* Task to carry out:
Pictures stay out of the copy; restate everything else in the material exactly.

* Dataset extract:
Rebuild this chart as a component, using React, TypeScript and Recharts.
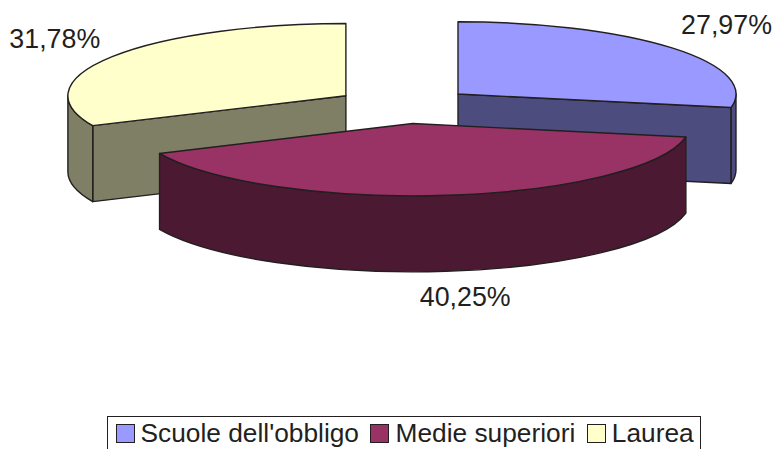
import { Legend, Pie, PieChart } from "recharts";

// legend order, the way the reference lists them
const categories = ["Scuole dell'obbligo", "Medie superiori", "Laurea"];
const shares = [27.97, 40.25, 31.78];
const topColors = ["#9999ff", "#993366", "#ffffcc"];
const sideColors = ["#4c4c7f", "#4c1933", "#7f7f66"];

// back slices first so that the front slice overlaps them
const drawOrder = [2, 0, 1];
const tableData = drawOrder.map((i) => ({
  name: categories[i],
  value: shares[i],
  fill: topColors[i],
  side: sideColors[i],
}));

const INK = "#231f20";
const FONT = "'Liberation Sans', Arial, sans-serif";
const TILT = 0.26; // squash of the ellipse
const DEPTH = 76;
const EXPLODE = 69.6;
// first slice clockwise from the top, so Laurea starts after the first two
const START_ANGLE = 90 - (shares[0] + shares[1]) * 3.6;

// label nudges from the spot on the exploded rim, by category
const labelNudge = [
  [1, -11],
  [11, 8],
  [1, -8],
];

const rad = (d: number) => (d * Math.PI) / 180;

// recharts angle (ccw from east) to clock angle (cw from north)
const clock = (a: number) => 90 - a;

function apex(cx: number, cy: number, midAngle: number) {
  const t = rad(clock(midAngle));
  return {
    x: cx + EXPLODE * Math.sin(t),
    y: cy - EXPLODE * TILT * Math.cos(t),
  };
}

function Slice3D(props: any) {
  const { cx, cy, outerRadius: R, startAngle, endAngle, midAngle, fill, side } = props;
  const a = clock(startAngle);
  const b = clock(endAngle);
  const o = apex(cx, cy, midAngle);
  const ry = R * TILT;
  const pt = (deg: number, drop = 0) => ({
    x: o.x + R * Math.sin(rad(deg)),
    y: o.y - ry * Math.cos(rad(deg)) + drop,
  });
  const p = (q: { x: number; y: number }) => `${q.x.toFixed(2)} ${q.y.toFixed(2)}`;
  const stroke = { stroke: INK, strokeWidth: 1.4, strokeLinejoin: "round" as const };

  const parts = [];

  // radial walls, only the ones facing the viewer
  if (Math.sin(rad(b)) > 0.01) {
    parts.push(
      <path key="endWall" fill={side} {...stroke}
        d={`M${p(o)} L${p(pt(b))} L${p(pt(b, DEPTH))} L${o.x} ${o.y + DEPTH}Z`} />,
    );
  }
  if (Math.sin(rad(a)) < -0.01) {
    parts.push(
      <path key="startWall" fill={side} {...stroke}
        d={`M${p(o)} L${p(pt(a))} L${p(pt(a, DEPTH))} L${o.x} ${o.y + DEPTH}Z`} />,
    );
  }

  // outer wall on the front half of the rim
  for (const shift of [0, 360]) {
    const from = Math.max(a, 90 + shift);
    const to = Math.min(b, 270 + shift);
    if (to > from) {
      parts.push(
        <path key={`rim${shift}`} fill={side} {...stroke}
          d={`M${p(pt(from))} A${R} ${ry} 0 0 1 ${p(pt(to))} L${p(pt(to, DEPTH))} A${R} ${ry} 0 0 0 ${p(pt(from, DEPTH))}Z`} />,
      );
    }
  }

  // top face
  const large = b - a > 180 ? 1 : 0;
  parts.push(
    <path key="top" fill={fill} {...stroke}
      d={`M${p(o)} L${p(pt(a))} A${R} ${ry} 0 ${large} 1 ${p(pt(b))}Z`} />,
  );
  return <g>{parts}</g>;
}

function sliceLabel(props: any) {
  const { cx, cy, outerRadius: R, midAngle, value, name } = props;
  const i = categories.indexOf(name);
  const o = apex(cx, cy, midAngle);
  const t = rad(clock(midAngle));
  const front = Math.cos(t) < 0 ? DEPTH : 0;
  const x = o.x + R * 1.25 * Math.sin(t) + labelNudge[i][0];
  const y = o.y - R * TILT * 1.25 * Math.cos(t) + front + labelNudge[i][1];
  return (
    <text x={x} y={y} textAnchor="middle" dominantBaseline="central"
      fontFamily={FONT} fontSize={26.8} fill={INK}>
      {value.toFixed(2).replace(".", ",") + "%"}
    </text>
  );
}

function LegendBox() {
  return (
    <div
      style={{
        boxSizing: "border-box",
        width: 594.5,
        height: 44,
        border: `1.4px solid ${INK}`,
        display: "flex",
        alignItems: "flex-start",
        paddingLeft: 8,
        paddingTop: 3,
        fontFamily: FONT,
        fontSize: 26.3,
        lineHeight: "26px",
        color: INK,
        whiteSpace: "nowrap",
      }}
    >
      {categories.map((c, i) => (
        <span key={c} style={{ display: "flex", alignItems: "flex-start", marginRight: 11.5 }}>
          <span
            style={{
              display: "inline-block",
              boxSizing: "border-box",
              width: 19,
              height: 19,
              marginTop: 4,
              marginRight: 6,
              background: topColors[i],
              border: `1.4px solid ${INK}`,
            }}
          />
          {c}
        </span>
      ))}
    </div>
  );
}

export default function App() {
  return (
    <div style={{ position: "absolute", left: 0, top: 0, width: 776, height: 449, overflow: "hidden", background: "#fff" }}>
      <PieChart width={776} height={449} margin={{ top: 0, right: 0, bottom: 0, left: 0 }}>
        <Pie
          data={tableData}
          dataKey="value"
          nameKey="name"
          cx={404.4}
          cy={105.6}
          innerRadius={0}
          outerRadius={278}
          startAngle={START_ANGLE}
          endAngle={START_ANGLE - 360}
          stroke="none"
          shape={Slice3D}
          label={sliceLabel}
          labelLine={false}
          isAnimationActive={false}
        />
        <Legend
          content={LegendBox}
          wrapperStyle={{ position: "absolute", left: 106.5, top: 416, width: 594.5, height: 44, bottom: "auto", margin: 0 }}
        />
      </PieChart>
    </div>
  );
}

* The reply:
Rebuild this chart as a component, using React, TypeScript and Recharts.
import { Legend, Pie, PieChart } from "recharts";

// legend order, the way the reference lists them
const categories = ["Scuole dell'obbligo", "Medie superiori", "Laurea"];
const shares = [27.97, 40.25, 31.78];
const topColors = ["#9999ff", "#993366", "#ffffcc"];
const sideColors = ["#4c4c7f", "#4c1933", "#7f7f66"];

// back slices first so that the front slice overlaps them
const drawOrder = [2, 0, 1];
const tableData = drawOrder.map((i) => ({
  name: categories[i],
  value: shares[i],
  fill: topColors[i],
  side: sideColors[i],
}));

const INK = "#231f20";
const FONT = "'Liberation Sans', Arial, sans-serif";
const TILT = 0.26; // squash of the ellipse
const DEPTH = 76;
const EXPLODE = 69.6;
// first slice clockwise from the top, so Laurea starts after the first two
const START_ANGLE = 90 - (shares[0] + shares[1]) * 3.6;

// label nudges from the spot on the exploded rim, by category
const labelNudge = [
  [1, -11],
  [11, 8],
  [1, -8],
];

const rad = (d: number) => (d * Math.PI) / 180;

// recharts angle (ccw from east) to clock angle (cw from north)
const clock = (a: number) => 90 - a;

function apex(cx: number, cy: number, midAngle: number) {
  const t = rad(clock(midAngle));
  return {
    x: cx + EXPLODE * Math.sin(t),
    y: cy - EXPLODE * TILT * Math.cos(t),
  };
}

function Slice3D(props: any) {
  const { cx, cy, outerRadius: R, startAngle, endAngle, midAngle, fill, side } = props;
  const a = clock(startAngle);
  const b = clock(endAngle);
  const o = apex(cx, cy, midAngle);
  const ry = R * TILT;
  const pt = (deg: number, drop = 0) => ({
    x: o.x + R * Math.sin(rad(deg)),
    y: o.y - ry * Math.cos(rad(deg)) + drop,
  });
  const p = (q: { x: number; y: number }) => `${q.x.toFixed(2)} ${q.y.toFixed(2)}`;
  const stroke = { stroke: INK, strokeWidth: 1.4, strokeLinejoin: "round" as const };

  const parts = [];

  // radial walls, only the ones facing the viewer
  if (Math.sin(rad(b)) > 0.01) {
    parts.push(
      <path key="endWall" fill={side} {...stroke}
        d={`M${p(o)} L${p(pt(b))} L${p(pt(b, DEPTH))} L${o.x} ${o.y + DEPTH}Z`} />,
    );
  }
  if (Math.sin(rad(a)) < -0.01) {
    parts.push(
      <path key="startWall" fill={side} {...stroke}
        d={`M${p(o)} L${p(pt(a))} L${p(pt(a, DEPTH))} L${o.x} ${o.y + DEPTH}Z`} />,
    );
  }

  // outer wall on the front half of the rim
  for (const shift of [0, 360]) {
    const from = Math.max(a, 90 + shift);
    const to = Math.min(b, 270 + shift);
    if (to > from) {
      parts.push(
        <path key={`rim${shift}`} fill={side} {...stroke}
          d={`M${p(pt(from))} A${R} ${ry} 0 0 1 ${p(pt(to))} L${p(pt(to, DEPTH))} A${R} ${ry} 0 0 0 ${p(pt(from, DEPTH))}Z`} />,
      );
    }
  }

  // top face
  const large = b - a > 180 ? 1 : 0;
  parts.push(
    <path key="top" fill={fill} {...stroke}
      d={`M${p(o)} L${p(pt(a))} A${R} ${ry} 0 ${large} 1 ${p(pt(b))}Z`} />,
  );
  return <g>{parts}</g>;
}

function sliceLabel(props: any) {
  const { cx, cy, outerRadius: R, midAngle, value, name } = props;
  const i = categories.indexOf(name);
  const o = apex(cx, cy, midAngle);
  const t = rad(clock(midAngle));
  const front = Math.cos(t) < 0 ? DEPTH : 0;
  const x = o.x + R * 1.25 * Math.sin(t) + labelNudge[i][0];
  const y = o.y - R * TILT * 1.25 * Math.cos(t) + front + labelNudge[i][1];
  return (
    <text x={x} y={y} textAnchor="middle" dominantBaseline="central"
      fontFamily={FONT} fontSize={26.8} fill={INK}>
      {value.toFixed(2).replace(".", ",") + "%"}
    </text>
  );
}

function LegendBox() {
  return (
    <div
      style={{
        boxSizing: "border-box",
        width: 594.5,
        height: 44,
        border: `1.4px solid ${INK}`,
        display: "flex",
        alignItems: "flex-start",
        paddingLeft: 8,
        paddingTop: 3,
        fontFamily: FONT,
        fontSize: 26.3,
        lineHeight: "26px",
        color: INK,
        whiteSpace: "nowrap",
      }}
    >
      {categories.map((c, i) => (
        <span key={c} style={{ display: "flex", alignItems: "flex-start", marginRight: 11.5 }}>
          <span
            style={{
              display: "inline-block",
              boxSizing: "border-box",
              width: 19,
              height: 19,
              marginTop: 4,
              marginRight: 6,
              background: topColors[i],
              border: `1.4px solid ${INK}`,
            }}
          />
          {c}
        </span>
      ))}
    </div>
  );
}

export default function App() {
  return (
    <div style={{ position: "absolute", left: 0, top: 0, width: 776, height: 449, overflow: "hidden", background: "#fff" }}>
      <PieChart width={776} height={449} margin={{ top: 0, right: 0, bottom: 0, left: 0 }}>
        <Pie
          data={tableData}
          dataKey="value"
          nameKey="name"
          cx={404.4}
          cy={105.6}
          innerRadius={0}
          outerRadius={278}
          startAngle={START_ANGLE}
          endAngle={START_ANGLE - 360}
          stroke="none"
          shape={Slice3D}
          label={sliceLabel}
          labelLine={false}
          isAnimationActive={false}
        />
        <Legend
          content={LegendBox}
          wrapperStyle={{ position: "absolute", left: 106.5, top: 416, width: 594.5, height: 44, bottom: "auto", margin: 0 }}
        />
      </PieChart>
    </div>
  );
}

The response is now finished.